[SHORT EXERCISE] Output exactly the lines from the first line of the records below through the line containing "import plotly.graph_objects as go", both included, leaving out any pictures.

Data entries:

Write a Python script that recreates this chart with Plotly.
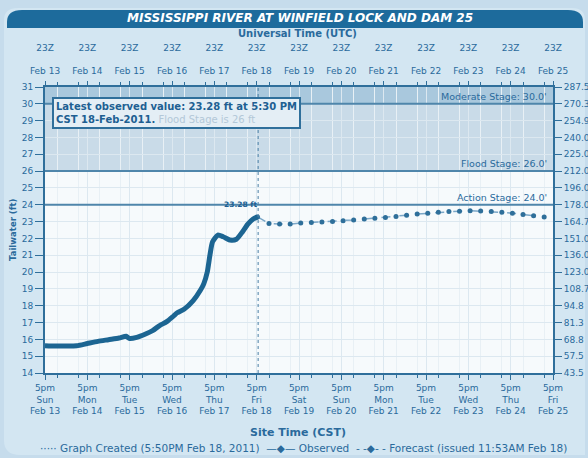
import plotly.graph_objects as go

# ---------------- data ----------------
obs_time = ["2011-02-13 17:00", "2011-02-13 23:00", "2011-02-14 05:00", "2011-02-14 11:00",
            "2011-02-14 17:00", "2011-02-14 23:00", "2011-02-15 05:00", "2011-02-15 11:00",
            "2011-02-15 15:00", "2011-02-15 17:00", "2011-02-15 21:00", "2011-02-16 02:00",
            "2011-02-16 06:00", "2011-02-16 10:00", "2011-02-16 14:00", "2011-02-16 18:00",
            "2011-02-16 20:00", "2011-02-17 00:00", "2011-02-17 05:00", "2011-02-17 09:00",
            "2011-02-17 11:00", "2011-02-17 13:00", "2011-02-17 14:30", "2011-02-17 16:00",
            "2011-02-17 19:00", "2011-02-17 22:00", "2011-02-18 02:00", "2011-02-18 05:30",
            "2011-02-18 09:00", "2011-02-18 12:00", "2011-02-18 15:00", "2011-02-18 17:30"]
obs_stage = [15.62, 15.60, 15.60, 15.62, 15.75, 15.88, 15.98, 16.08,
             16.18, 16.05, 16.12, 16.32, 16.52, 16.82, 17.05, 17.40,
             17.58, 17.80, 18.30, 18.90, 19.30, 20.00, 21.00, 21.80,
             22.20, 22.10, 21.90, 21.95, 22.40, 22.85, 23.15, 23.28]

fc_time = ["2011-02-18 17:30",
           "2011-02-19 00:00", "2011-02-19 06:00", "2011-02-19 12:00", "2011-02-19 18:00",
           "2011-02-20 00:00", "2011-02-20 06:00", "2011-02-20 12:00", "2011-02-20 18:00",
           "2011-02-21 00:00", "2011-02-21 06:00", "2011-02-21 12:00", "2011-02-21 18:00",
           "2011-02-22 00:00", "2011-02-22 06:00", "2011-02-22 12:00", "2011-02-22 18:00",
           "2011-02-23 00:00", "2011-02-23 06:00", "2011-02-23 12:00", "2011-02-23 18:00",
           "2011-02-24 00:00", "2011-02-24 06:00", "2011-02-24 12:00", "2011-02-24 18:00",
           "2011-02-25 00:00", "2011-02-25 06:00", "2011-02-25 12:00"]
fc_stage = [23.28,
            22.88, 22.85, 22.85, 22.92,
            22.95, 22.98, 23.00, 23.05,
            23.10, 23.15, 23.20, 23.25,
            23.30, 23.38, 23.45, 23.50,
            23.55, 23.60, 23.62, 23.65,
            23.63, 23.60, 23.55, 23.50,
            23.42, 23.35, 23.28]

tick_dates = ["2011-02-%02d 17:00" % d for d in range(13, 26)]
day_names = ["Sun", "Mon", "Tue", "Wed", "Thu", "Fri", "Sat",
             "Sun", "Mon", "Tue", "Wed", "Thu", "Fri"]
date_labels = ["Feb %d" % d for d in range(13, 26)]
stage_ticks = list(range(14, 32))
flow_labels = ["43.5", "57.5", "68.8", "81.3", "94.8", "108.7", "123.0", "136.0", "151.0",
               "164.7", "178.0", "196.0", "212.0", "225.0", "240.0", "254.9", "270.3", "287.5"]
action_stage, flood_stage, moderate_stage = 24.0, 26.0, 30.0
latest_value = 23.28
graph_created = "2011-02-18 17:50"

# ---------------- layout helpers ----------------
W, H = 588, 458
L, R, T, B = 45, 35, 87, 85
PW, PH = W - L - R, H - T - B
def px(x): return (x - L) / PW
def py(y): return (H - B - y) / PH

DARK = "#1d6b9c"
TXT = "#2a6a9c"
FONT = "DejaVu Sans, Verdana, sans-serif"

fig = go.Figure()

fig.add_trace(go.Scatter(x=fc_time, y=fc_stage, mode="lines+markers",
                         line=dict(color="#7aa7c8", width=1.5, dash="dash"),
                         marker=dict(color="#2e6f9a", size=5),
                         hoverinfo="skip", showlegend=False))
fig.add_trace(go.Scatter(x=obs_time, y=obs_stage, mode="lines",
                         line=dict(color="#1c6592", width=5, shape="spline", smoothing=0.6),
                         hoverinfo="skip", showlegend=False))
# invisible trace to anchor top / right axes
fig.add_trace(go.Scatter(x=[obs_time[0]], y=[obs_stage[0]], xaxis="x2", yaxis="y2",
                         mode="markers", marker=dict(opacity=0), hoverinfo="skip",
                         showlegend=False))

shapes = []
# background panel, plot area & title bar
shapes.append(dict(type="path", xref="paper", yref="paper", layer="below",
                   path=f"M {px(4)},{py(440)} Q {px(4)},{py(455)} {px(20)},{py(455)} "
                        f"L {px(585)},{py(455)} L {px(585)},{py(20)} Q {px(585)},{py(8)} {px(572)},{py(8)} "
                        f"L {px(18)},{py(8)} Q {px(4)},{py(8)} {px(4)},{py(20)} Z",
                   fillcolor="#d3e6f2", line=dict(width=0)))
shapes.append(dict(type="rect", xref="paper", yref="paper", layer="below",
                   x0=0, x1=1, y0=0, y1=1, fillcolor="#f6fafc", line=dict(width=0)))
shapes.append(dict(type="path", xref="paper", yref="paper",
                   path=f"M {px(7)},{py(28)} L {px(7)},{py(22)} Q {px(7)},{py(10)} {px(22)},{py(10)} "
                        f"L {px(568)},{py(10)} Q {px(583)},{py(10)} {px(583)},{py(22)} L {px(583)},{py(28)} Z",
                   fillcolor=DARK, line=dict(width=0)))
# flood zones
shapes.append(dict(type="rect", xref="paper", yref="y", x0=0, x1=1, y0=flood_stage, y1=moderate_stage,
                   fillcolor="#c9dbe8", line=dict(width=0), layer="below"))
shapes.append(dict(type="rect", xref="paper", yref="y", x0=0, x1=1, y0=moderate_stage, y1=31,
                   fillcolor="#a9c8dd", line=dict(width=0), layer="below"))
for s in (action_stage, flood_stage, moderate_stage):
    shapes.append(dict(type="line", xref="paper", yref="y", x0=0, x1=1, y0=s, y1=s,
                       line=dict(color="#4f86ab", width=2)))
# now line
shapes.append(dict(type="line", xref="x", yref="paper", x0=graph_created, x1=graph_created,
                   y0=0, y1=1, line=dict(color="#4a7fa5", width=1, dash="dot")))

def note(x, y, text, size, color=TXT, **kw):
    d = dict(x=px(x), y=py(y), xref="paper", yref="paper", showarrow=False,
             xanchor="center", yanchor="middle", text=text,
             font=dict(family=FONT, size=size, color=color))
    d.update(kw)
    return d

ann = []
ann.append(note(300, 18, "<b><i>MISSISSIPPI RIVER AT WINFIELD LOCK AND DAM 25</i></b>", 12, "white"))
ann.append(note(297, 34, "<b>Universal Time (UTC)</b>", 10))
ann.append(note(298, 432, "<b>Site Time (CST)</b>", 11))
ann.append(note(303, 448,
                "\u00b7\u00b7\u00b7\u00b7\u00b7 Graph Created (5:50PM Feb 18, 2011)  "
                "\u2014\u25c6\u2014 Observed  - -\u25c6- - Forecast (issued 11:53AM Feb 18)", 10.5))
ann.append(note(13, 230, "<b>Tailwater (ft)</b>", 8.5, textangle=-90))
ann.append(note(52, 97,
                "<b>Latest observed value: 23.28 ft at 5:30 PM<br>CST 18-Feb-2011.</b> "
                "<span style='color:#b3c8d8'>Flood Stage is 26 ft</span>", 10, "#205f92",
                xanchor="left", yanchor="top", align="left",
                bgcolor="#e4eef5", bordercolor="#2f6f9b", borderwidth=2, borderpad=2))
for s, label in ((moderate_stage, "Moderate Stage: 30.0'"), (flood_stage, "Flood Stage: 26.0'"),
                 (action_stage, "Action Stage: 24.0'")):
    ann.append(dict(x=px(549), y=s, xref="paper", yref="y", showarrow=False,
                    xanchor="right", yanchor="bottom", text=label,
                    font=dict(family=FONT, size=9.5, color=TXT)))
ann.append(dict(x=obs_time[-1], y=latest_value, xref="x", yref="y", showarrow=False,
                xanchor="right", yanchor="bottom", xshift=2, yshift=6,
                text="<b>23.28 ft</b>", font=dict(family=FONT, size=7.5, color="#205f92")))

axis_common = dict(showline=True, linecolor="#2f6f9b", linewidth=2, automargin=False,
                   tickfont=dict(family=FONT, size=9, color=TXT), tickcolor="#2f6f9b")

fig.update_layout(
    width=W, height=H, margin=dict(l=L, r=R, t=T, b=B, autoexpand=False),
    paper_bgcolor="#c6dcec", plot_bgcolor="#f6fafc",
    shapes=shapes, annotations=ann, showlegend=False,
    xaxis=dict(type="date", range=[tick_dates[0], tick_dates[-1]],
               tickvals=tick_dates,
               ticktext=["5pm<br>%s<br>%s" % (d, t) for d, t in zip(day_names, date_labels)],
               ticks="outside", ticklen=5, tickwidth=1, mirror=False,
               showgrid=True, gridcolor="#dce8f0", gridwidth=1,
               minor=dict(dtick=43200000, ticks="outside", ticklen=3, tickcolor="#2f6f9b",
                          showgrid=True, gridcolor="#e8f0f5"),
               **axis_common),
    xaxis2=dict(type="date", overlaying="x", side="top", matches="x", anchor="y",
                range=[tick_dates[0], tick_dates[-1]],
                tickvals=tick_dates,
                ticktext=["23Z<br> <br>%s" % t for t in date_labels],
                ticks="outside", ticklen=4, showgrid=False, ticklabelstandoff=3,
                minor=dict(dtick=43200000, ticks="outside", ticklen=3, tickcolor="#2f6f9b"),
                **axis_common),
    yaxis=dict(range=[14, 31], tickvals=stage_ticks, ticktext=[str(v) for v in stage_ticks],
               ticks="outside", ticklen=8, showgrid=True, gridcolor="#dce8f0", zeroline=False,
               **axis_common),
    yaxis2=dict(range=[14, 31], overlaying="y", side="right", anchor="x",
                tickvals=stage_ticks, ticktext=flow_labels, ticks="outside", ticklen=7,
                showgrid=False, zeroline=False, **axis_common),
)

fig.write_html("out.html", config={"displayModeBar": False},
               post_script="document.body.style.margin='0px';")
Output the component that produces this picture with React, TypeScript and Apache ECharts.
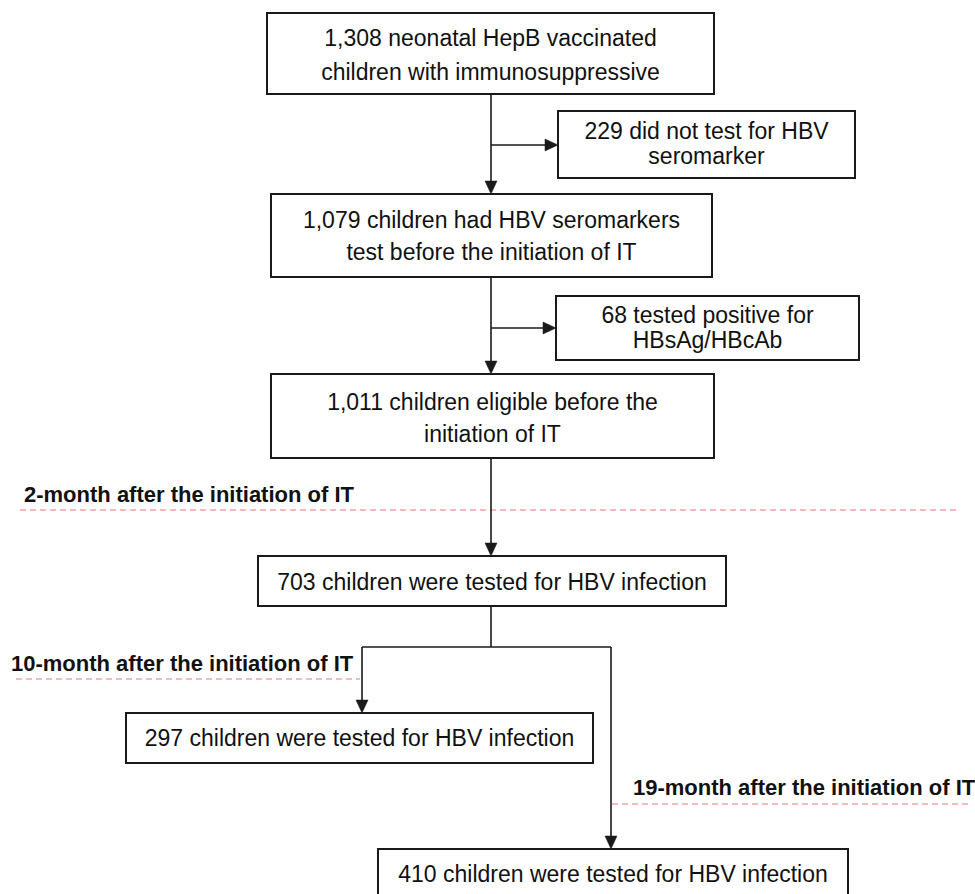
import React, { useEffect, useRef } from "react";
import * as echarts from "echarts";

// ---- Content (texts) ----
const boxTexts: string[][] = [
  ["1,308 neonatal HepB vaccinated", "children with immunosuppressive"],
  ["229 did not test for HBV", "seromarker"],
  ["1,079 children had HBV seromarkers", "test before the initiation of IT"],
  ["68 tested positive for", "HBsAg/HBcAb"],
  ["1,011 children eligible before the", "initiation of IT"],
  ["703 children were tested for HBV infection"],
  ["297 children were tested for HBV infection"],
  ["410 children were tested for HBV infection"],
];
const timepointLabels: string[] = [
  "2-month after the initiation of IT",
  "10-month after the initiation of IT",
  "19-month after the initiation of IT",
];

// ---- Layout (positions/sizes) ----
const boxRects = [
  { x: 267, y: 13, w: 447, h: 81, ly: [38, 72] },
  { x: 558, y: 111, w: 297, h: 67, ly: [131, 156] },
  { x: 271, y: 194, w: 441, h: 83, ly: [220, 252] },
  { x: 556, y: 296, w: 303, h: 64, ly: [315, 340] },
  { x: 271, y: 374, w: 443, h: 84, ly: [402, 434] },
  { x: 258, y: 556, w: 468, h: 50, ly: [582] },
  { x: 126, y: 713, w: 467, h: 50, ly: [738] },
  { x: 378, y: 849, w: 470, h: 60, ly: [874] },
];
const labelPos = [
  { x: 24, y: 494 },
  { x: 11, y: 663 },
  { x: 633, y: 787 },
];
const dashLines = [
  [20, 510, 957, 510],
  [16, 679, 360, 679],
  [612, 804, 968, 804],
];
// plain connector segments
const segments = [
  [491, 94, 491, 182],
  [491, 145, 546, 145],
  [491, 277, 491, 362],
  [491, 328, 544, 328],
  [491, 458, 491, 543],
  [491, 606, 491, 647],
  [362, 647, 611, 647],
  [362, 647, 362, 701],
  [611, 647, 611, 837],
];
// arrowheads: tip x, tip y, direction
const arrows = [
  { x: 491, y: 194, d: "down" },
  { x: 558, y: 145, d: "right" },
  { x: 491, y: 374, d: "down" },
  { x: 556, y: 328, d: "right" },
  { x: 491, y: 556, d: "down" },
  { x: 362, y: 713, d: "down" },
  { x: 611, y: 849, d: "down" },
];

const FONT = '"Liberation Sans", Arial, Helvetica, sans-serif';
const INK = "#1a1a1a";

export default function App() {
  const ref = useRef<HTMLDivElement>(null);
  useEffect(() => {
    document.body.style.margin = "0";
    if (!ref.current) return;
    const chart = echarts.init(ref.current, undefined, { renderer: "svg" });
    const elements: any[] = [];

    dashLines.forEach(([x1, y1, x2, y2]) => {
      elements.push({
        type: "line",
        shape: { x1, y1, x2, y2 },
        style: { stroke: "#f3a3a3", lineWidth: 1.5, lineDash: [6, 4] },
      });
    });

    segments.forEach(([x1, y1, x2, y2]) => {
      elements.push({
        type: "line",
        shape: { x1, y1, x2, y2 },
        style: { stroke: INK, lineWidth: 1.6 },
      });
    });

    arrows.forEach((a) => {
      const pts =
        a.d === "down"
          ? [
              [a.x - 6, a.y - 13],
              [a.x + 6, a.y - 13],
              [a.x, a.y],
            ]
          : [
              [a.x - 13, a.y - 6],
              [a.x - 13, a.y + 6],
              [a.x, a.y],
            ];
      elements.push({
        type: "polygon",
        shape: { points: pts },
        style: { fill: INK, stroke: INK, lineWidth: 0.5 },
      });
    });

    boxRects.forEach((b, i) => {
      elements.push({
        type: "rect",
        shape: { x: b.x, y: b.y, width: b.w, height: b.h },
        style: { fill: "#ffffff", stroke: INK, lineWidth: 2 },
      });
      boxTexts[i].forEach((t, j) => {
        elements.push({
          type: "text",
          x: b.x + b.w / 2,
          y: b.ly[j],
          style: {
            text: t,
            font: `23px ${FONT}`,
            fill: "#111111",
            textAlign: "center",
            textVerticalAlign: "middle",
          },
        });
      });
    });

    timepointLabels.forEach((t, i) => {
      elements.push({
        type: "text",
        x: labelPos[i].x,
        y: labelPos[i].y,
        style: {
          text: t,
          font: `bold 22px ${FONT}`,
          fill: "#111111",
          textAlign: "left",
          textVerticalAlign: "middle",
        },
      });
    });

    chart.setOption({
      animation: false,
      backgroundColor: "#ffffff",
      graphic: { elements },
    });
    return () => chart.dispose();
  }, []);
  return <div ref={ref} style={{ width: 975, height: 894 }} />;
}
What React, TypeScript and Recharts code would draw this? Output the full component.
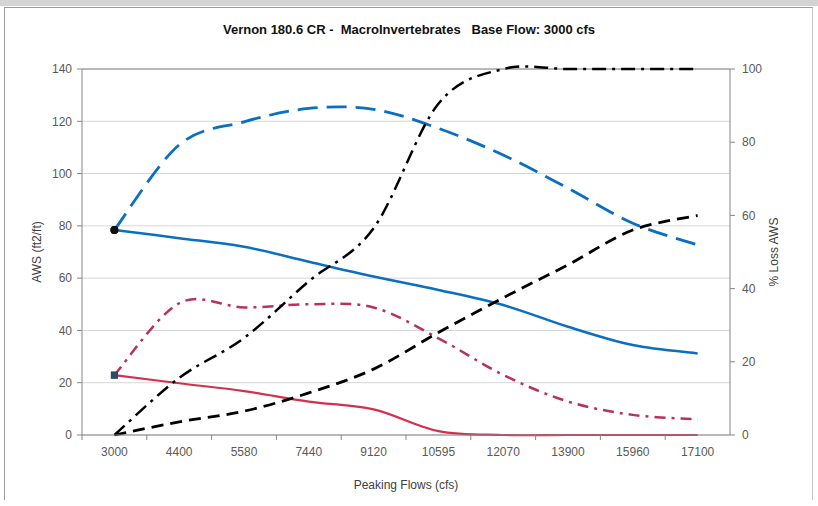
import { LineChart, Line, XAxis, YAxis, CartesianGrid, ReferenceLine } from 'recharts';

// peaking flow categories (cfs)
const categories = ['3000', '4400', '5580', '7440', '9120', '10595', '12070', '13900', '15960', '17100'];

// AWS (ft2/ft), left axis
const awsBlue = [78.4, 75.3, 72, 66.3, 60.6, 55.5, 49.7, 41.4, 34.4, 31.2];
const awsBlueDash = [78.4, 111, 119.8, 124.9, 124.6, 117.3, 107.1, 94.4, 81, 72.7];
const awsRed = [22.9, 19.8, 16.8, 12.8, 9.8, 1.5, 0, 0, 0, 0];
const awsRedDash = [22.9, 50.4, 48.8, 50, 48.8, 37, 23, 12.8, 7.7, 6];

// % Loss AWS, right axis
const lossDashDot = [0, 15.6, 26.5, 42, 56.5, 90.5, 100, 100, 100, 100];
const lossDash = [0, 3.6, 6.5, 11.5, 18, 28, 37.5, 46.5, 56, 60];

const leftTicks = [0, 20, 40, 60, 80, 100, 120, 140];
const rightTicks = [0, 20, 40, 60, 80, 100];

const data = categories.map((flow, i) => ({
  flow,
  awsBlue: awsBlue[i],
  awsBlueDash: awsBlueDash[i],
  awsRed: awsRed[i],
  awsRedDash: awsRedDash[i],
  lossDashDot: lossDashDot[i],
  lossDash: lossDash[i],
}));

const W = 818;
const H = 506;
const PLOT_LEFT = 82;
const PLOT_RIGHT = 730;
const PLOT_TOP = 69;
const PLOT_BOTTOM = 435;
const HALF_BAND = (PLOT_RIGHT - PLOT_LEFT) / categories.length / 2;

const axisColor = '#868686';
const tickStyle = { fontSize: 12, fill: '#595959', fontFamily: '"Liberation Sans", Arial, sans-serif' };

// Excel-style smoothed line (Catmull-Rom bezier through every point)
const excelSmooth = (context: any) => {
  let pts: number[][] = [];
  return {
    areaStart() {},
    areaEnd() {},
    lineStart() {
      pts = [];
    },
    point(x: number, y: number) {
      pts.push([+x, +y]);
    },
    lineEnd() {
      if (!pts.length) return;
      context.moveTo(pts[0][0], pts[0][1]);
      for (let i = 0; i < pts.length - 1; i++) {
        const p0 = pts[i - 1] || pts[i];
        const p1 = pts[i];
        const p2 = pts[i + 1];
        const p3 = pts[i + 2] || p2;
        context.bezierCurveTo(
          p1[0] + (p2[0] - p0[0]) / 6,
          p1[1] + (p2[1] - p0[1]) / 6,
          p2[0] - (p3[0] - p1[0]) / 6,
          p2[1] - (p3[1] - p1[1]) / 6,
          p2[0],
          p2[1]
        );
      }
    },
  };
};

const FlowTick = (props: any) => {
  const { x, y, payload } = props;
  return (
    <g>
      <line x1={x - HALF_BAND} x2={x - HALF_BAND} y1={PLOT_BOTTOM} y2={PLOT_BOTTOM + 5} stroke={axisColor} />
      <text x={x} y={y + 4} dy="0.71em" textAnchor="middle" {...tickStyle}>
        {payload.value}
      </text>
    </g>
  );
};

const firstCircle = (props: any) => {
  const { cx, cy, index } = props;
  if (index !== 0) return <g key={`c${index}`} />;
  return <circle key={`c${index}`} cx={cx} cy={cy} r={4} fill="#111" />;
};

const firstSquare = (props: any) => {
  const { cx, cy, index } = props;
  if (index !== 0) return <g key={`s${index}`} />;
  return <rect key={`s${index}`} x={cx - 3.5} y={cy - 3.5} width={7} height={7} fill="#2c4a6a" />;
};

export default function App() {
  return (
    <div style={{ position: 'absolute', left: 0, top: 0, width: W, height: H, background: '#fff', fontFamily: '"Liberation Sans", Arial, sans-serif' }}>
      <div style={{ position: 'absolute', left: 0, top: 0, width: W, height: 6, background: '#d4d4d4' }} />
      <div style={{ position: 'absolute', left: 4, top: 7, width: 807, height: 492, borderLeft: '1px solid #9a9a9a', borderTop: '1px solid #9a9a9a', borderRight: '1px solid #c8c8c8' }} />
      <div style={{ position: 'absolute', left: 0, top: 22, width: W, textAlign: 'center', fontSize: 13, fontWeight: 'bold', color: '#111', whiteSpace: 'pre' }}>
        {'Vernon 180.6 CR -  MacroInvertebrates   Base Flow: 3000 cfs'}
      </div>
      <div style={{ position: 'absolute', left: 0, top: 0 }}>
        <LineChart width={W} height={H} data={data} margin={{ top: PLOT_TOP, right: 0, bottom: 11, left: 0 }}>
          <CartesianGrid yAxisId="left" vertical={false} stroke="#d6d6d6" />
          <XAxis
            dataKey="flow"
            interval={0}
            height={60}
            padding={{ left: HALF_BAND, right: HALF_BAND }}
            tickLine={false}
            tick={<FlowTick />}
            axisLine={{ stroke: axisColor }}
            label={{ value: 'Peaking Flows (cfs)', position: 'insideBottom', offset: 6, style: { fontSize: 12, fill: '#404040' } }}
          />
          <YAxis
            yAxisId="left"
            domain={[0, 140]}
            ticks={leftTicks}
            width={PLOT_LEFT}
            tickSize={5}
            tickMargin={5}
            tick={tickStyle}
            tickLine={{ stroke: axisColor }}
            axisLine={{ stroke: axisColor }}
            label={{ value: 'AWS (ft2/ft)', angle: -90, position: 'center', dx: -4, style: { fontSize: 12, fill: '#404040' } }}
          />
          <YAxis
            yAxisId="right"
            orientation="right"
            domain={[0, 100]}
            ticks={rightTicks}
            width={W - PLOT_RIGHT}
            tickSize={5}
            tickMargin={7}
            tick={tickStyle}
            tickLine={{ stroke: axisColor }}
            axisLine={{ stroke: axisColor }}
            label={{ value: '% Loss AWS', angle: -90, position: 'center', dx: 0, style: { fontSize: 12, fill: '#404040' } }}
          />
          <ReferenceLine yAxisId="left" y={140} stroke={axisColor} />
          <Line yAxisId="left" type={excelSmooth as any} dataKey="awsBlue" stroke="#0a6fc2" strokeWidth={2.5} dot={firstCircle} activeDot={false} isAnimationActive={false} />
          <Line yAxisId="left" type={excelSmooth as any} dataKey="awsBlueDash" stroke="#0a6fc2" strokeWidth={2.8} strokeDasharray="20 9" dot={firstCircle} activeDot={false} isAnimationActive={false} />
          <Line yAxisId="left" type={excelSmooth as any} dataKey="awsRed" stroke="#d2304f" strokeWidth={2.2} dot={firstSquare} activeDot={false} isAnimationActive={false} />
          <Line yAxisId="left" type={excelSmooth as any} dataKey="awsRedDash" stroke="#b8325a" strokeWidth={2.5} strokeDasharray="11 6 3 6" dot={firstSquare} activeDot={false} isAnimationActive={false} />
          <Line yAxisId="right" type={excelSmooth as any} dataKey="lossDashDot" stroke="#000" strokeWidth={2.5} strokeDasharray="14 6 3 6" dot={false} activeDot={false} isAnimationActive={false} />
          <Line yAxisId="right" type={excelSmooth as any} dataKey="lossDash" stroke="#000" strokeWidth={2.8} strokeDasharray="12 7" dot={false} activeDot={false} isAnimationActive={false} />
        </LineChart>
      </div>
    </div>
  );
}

[RESULT OF THE EXERCISE]
Write a Python script that recreates this chart with Plotly.
import plotly.graph_objects as go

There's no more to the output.